Strategy and BMTs entail choices that create a configuration of interdependent elements that are likely to jointly affect a firm’s performance. Although this is a sort of general wisdom in practice, the relationship between strategy and business models creates a divide between communities and theories that is still searching for a conclusive position (Lanzolla et al., 2021; Massa et al., 2017). In fact, in the last 20 years, the business model concept has attracted increasing attention to explain a firm’s competitive advantage in the strategic management literature, even if some influential strategy scholars have raised doubts and criticisms of the business model as a concept and of its distinctiveness from a traditional perspective in strategy research (Massa et al., 2017; Porter, 1985).

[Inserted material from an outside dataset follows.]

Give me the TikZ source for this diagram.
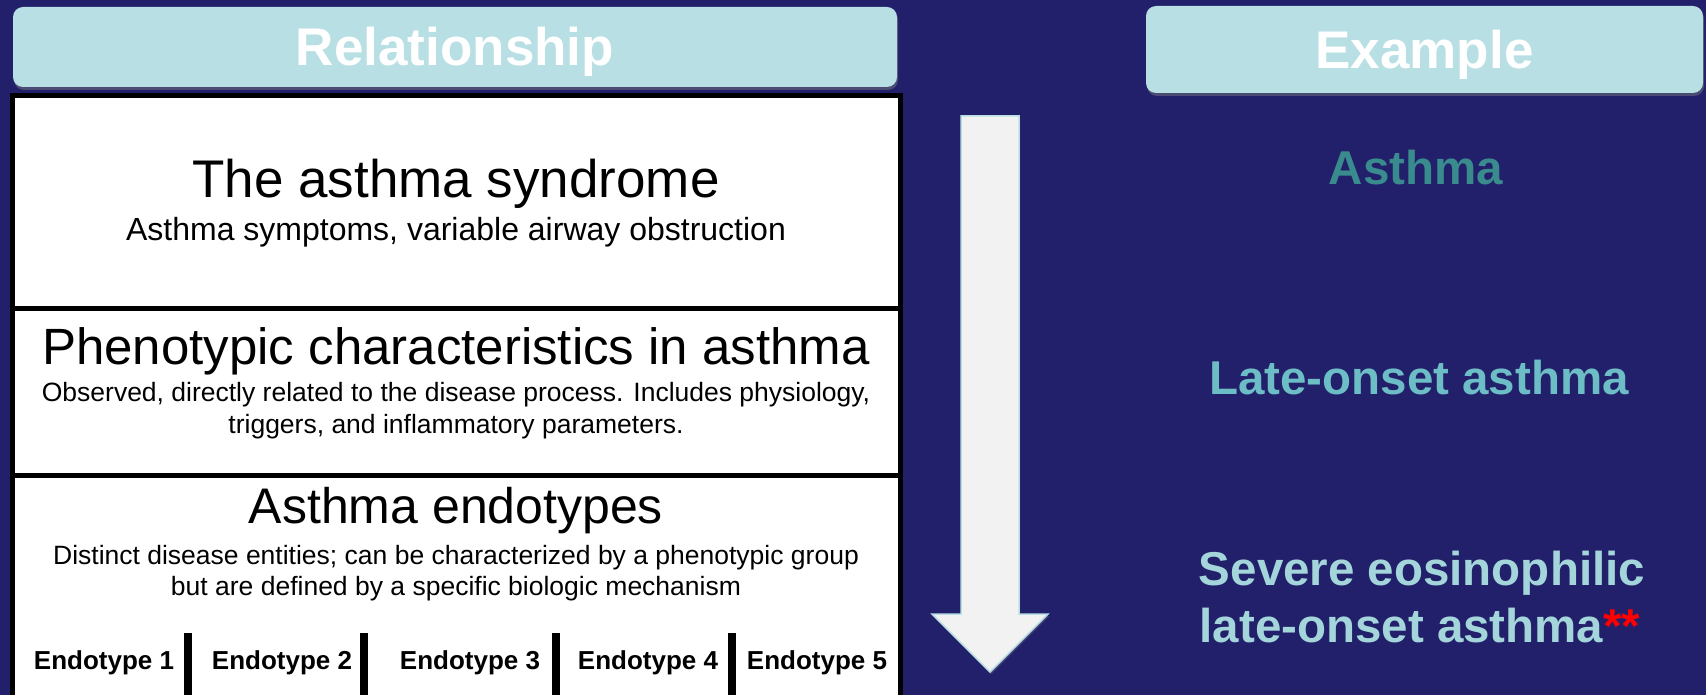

Our paper aims to add to the understanding of the relationship between strategy and business models in SMEs by bringing together the choices associated with a firm’s strategy (namely, the source of competitive advantage and market scope) and its BMTs. In this respect, our findings about high-performing configurations add existing configurations to the role of the market scope and demonstrate that new original configurations can consistently lead to superior results. The findings about low-performing configurations highlight the inconsistency of configurations and low-cost complementarity, either alone or in combination with other BMTs. Moreover, by relying on the emerging use of configurational theorising in strategy (Furnari et al., 2021; Kulins et al., 2016; Leppänen et al., 2023), our analysis also shows that configurations leading to high and low performance do not mirror each other.